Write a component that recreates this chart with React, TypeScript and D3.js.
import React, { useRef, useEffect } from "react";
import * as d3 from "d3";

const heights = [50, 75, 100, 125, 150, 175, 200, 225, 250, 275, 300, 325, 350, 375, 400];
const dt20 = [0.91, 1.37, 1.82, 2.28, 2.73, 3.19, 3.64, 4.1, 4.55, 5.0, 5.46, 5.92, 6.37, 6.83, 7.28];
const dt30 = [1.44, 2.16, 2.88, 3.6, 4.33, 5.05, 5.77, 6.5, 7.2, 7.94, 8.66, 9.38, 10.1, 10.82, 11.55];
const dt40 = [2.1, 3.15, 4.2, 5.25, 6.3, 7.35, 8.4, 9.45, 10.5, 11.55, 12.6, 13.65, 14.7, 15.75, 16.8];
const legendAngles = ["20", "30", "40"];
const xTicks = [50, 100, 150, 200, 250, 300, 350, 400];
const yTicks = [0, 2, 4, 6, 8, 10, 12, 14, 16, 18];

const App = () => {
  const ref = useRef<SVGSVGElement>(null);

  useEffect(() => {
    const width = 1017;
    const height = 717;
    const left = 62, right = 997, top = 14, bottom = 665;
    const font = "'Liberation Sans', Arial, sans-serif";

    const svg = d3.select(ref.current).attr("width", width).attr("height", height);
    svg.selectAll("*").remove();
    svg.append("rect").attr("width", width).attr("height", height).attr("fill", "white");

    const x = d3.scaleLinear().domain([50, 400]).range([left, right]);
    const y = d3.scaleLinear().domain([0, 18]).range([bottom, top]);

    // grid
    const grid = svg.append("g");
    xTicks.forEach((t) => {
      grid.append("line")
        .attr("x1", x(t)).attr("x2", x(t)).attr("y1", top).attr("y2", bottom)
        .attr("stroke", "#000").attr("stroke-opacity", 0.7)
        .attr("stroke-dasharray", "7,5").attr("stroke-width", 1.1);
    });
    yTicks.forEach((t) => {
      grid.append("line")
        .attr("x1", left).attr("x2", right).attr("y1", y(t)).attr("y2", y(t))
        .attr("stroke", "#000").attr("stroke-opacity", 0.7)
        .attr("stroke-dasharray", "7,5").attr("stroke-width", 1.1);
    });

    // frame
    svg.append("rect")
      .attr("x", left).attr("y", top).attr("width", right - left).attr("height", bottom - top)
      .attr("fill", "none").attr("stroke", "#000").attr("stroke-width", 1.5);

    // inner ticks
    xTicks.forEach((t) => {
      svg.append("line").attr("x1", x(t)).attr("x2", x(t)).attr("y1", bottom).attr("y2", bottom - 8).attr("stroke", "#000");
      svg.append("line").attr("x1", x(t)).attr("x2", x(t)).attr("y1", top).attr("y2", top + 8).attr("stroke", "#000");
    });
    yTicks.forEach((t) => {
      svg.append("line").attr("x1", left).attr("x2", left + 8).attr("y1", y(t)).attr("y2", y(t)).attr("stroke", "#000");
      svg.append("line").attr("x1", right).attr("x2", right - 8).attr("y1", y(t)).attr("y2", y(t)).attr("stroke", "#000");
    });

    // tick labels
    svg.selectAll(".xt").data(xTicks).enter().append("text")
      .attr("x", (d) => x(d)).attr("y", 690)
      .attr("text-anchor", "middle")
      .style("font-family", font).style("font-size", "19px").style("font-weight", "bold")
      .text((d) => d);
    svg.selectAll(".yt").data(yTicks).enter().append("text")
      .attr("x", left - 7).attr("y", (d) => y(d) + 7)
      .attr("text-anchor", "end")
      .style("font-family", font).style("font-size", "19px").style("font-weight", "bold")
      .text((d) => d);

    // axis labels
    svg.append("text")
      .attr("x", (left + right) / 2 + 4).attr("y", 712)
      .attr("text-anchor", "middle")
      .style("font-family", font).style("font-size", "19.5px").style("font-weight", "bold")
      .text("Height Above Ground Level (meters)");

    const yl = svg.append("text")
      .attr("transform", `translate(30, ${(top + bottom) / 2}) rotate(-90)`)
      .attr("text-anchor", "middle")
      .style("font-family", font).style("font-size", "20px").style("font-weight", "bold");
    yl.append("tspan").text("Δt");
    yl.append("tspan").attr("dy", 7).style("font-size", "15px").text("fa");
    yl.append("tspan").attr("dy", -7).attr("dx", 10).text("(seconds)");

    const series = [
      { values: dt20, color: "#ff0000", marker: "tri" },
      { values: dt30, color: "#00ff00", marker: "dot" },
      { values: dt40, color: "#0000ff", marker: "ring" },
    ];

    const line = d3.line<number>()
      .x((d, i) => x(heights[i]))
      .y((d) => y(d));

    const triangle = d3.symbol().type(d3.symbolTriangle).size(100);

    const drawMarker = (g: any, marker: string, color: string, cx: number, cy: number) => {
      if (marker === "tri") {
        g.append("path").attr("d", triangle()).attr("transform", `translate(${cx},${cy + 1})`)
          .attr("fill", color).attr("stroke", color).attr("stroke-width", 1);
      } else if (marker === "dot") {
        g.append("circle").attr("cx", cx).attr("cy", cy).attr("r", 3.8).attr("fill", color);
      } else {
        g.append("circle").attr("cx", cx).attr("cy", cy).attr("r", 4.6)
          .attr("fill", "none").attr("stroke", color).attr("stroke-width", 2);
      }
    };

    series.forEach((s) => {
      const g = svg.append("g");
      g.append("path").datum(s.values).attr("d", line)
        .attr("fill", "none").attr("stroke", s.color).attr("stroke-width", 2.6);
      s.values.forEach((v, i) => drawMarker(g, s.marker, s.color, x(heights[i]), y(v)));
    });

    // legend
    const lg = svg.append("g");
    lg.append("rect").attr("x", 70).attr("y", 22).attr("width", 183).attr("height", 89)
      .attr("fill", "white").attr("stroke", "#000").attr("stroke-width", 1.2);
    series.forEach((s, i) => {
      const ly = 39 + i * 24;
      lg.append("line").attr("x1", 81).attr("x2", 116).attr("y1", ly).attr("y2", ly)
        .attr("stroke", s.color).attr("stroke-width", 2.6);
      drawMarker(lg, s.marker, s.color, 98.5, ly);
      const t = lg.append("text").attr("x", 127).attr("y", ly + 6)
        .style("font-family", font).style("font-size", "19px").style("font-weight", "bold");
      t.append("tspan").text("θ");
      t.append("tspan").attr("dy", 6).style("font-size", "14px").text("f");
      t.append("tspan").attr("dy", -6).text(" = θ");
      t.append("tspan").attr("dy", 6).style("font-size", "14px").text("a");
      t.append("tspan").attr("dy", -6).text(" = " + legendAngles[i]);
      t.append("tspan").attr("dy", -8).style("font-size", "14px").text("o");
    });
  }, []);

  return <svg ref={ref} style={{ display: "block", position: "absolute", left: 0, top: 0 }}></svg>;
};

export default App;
== == ==
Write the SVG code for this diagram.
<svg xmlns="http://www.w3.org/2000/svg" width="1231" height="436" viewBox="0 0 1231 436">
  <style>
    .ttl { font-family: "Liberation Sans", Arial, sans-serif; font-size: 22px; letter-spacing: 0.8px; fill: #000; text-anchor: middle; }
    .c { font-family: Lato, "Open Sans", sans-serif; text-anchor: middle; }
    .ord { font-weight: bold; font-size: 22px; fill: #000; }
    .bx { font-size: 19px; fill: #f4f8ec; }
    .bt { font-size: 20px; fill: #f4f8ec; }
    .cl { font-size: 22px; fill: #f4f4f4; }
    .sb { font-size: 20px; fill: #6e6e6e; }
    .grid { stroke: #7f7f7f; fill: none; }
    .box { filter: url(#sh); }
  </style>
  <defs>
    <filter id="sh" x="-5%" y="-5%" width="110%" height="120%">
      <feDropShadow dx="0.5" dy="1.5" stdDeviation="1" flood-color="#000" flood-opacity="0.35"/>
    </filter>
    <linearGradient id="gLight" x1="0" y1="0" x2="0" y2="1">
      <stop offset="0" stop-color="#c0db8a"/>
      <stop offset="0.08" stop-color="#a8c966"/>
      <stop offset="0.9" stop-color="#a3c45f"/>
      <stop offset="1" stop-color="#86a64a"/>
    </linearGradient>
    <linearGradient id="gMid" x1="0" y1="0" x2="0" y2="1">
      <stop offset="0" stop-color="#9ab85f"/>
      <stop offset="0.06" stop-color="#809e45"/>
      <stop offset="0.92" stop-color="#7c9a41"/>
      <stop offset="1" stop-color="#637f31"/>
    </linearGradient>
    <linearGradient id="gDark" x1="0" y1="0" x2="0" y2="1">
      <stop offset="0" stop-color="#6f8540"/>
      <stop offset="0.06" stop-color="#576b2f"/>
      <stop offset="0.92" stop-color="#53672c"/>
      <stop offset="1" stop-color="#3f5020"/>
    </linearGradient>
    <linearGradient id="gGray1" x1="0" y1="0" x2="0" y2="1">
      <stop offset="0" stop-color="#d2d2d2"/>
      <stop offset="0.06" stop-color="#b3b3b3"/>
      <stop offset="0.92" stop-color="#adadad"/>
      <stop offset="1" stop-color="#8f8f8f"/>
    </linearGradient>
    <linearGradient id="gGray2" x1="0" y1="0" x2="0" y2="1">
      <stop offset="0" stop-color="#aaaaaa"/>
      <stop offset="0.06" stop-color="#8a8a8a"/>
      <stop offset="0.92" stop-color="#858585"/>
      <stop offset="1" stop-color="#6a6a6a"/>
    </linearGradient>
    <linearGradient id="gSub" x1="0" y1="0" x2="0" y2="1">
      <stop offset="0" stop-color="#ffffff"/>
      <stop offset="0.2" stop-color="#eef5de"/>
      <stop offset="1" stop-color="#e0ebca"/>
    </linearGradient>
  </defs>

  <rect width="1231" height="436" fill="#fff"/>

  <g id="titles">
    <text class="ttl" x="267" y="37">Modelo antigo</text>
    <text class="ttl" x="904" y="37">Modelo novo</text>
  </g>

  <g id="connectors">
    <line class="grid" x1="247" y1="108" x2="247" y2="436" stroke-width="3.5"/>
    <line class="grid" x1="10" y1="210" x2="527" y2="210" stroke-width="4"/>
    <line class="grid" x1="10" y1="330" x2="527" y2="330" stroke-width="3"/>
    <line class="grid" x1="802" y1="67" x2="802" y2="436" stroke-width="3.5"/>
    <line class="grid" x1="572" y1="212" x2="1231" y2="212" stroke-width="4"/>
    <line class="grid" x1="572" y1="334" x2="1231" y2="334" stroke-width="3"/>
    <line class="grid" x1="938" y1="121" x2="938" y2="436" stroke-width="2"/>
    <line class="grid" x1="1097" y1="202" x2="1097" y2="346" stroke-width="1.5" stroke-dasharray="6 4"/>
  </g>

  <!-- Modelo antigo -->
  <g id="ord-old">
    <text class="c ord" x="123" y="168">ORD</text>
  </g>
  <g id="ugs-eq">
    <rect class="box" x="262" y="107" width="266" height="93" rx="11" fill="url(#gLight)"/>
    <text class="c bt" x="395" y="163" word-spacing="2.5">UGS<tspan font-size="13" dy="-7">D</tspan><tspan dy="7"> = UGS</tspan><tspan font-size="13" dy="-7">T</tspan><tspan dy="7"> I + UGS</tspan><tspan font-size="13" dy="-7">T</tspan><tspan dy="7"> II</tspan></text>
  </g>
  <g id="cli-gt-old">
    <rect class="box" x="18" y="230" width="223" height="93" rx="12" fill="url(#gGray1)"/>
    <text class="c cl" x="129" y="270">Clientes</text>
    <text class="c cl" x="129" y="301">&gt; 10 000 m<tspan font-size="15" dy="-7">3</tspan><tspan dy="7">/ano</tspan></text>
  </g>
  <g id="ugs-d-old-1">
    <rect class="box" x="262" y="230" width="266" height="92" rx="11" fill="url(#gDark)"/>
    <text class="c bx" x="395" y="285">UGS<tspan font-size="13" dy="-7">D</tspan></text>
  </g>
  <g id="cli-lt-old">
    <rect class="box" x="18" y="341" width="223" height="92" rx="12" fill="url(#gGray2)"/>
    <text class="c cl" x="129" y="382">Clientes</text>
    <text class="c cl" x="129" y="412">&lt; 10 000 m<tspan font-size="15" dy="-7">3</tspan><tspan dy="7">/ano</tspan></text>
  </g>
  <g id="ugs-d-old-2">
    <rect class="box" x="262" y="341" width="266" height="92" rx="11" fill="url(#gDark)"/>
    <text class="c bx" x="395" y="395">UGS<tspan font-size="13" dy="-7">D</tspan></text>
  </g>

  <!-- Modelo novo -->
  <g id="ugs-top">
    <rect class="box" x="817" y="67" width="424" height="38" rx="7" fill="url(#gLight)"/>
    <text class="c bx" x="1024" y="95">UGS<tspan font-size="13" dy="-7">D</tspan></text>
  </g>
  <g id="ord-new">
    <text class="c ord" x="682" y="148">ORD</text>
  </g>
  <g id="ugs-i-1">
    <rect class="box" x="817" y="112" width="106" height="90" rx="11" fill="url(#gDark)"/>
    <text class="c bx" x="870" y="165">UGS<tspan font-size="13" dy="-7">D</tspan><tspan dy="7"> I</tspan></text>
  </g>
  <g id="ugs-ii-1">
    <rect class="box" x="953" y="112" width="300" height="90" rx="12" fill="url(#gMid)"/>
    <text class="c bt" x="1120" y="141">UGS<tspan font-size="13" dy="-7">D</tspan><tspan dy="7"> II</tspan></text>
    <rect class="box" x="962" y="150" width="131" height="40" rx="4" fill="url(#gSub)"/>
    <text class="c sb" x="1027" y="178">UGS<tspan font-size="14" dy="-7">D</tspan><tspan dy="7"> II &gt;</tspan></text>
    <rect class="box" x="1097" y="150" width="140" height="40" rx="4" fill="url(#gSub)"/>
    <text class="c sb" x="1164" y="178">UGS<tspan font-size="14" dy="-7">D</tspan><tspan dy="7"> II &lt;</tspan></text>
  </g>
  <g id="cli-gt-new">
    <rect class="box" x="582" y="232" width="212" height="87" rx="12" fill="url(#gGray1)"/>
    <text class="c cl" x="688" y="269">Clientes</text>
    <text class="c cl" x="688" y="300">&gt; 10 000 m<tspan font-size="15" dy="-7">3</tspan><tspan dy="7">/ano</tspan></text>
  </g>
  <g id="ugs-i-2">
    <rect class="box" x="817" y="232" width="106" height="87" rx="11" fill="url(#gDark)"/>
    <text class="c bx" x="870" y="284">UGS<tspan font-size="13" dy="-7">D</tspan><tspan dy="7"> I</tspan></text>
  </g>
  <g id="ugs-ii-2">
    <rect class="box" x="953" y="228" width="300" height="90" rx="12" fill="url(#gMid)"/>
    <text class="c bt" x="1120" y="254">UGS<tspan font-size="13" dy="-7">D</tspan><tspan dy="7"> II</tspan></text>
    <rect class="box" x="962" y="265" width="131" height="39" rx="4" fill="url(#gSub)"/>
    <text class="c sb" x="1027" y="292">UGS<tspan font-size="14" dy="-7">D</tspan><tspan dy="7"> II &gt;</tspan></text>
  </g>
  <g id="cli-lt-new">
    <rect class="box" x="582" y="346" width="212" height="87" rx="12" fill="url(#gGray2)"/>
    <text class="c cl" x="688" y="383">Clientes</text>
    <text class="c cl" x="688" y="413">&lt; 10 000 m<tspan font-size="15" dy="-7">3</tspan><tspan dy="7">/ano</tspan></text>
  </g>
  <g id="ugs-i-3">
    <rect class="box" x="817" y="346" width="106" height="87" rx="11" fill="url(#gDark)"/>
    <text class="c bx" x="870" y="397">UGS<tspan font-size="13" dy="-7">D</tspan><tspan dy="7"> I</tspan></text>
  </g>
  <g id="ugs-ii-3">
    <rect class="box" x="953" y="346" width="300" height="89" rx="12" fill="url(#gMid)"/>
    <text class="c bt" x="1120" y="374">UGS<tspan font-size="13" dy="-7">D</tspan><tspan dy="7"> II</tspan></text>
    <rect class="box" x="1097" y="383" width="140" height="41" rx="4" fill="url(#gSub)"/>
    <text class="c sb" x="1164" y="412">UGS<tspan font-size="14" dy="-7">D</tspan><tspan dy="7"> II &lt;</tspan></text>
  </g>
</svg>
== == ==
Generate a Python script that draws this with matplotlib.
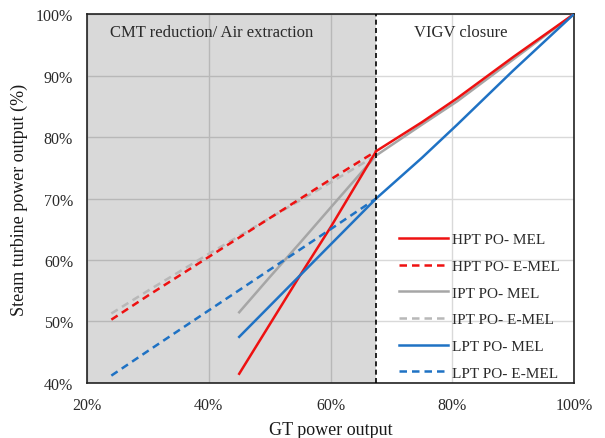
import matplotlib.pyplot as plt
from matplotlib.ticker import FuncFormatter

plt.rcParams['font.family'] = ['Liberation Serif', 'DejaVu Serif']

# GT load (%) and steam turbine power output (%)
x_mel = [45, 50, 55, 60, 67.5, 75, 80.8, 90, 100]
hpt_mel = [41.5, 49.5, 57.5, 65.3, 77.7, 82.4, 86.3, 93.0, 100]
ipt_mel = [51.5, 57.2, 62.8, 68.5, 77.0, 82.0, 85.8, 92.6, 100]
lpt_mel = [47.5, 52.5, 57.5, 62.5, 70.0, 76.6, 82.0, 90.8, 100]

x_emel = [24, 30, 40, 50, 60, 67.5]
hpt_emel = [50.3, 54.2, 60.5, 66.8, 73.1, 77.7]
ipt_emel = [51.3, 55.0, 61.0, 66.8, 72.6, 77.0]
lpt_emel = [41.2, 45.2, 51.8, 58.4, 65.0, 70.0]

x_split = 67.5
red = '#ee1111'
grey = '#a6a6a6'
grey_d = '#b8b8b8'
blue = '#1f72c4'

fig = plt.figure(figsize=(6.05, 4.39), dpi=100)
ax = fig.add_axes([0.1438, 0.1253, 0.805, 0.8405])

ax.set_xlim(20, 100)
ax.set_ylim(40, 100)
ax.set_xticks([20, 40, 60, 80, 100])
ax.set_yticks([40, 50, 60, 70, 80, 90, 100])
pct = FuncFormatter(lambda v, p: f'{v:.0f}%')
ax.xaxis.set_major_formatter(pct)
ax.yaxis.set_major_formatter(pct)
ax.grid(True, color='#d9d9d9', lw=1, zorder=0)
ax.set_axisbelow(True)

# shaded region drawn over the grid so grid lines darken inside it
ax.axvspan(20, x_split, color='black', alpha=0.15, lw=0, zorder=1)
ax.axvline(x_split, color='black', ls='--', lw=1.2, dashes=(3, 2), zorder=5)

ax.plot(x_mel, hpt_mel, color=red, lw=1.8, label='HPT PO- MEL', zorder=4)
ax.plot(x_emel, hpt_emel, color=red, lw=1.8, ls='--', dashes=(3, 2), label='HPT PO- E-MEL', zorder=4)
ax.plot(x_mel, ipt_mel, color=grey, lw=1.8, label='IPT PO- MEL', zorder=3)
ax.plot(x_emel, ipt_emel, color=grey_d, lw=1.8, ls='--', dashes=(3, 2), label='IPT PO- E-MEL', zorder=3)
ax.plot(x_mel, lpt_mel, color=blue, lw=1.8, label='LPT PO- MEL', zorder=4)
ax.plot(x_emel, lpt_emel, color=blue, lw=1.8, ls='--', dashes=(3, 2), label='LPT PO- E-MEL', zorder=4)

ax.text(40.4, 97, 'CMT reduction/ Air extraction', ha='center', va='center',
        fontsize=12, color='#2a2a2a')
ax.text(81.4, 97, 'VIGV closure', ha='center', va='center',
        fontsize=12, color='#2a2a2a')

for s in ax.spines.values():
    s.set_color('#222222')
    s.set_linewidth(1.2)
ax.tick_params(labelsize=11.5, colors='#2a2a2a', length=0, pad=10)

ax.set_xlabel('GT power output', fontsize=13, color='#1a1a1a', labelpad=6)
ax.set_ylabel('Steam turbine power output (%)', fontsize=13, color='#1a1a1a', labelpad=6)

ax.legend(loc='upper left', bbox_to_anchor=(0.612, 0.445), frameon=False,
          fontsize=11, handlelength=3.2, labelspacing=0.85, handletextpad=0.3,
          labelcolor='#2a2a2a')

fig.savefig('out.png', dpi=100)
== == ==
Exercise:
The lines you need run from the one containing "Generate a Python" down to the one containing "plt.rcParams['font.family'] = ['Liberation"; print them exactly, both ends included, and leave out pictures.

Full answer:
Generate a Python script that draws this with matplotlib.
import matplotlib.pyplot as plt
from matplotlib.ticker import FuncFormatter

plt.rcParams['font.family'] = ['Liberation Serif', 'DejaVu Serif']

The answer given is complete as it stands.